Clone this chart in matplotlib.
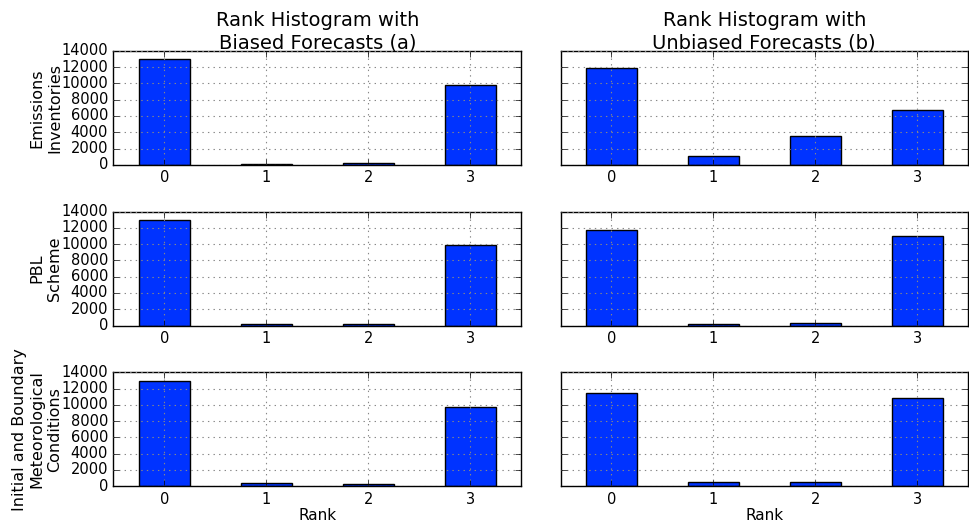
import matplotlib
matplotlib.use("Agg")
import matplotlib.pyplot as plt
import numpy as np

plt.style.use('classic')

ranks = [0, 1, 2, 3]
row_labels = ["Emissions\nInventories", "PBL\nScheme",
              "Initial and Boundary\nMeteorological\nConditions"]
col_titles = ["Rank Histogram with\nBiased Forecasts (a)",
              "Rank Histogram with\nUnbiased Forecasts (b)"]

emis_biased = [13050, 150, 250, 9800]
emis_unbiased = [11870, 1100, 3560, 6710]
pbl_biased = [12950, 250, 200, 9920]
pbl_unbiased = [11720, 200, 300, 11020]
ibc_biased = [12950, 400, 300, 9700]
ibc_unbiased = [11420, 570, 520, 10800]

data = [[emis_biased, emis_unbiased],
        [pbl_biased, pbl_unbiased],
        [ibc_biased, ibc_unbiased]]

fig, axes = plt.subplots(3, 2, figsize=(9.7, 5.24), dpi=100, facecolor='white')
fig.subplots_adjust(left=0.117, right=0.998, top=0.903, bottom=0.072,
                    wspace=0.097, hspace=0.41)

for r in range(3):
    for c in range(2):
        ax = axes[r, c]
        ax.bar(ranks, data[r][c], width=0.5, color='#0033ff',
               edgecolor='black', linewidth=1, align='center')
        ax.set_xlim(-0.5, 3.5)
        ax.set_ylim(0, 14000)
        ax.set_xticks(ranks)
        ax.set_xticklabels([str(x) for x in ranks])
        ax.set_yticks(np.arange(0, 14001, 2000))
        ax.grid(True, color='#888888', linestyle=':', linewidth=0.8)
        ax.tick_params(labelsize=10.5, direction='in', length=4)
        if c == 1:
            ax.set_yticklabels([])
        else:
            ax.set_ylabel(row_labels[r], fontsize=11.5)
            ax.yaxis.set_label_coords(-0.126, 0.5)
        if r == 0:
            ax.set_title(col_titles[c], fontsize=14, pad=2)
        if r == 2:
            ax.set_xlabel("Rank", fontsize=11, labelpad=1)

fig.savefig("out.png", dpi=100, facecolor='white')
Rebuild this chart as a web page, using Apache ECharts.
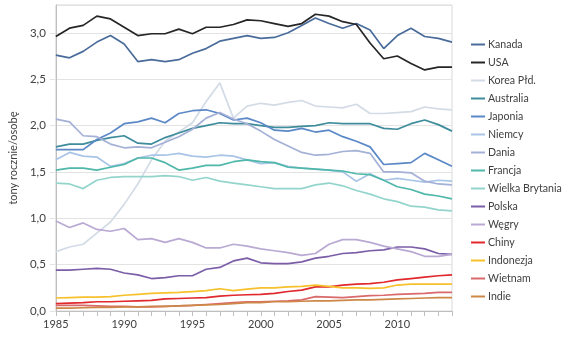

WHAT IS ASKED: Can the lines from the start of the records through the line with "Histogram with\nUnbiased Forecasts" be given again exactly, with the pictures left out?

RESULT FOR THIS EXERCISE:
Clone this chart in matplotlib.
import matplotlib
matplotlib.use("Agg")
import matplotlib.pyplot as plt
import numpy as np

plt.style.use('classic')

ranks = [0, 1, 2, 3]
row_labels = ["Emissions\nInventories", "PBL\nScheme",
              "Initial and Boundary\nMeteorological\nConditions"]
col_titles = ["Rank Histogram with\nBiased Forecasts (a)",
              "Rank Histogram with\nUnbiased Forecasts (b)"]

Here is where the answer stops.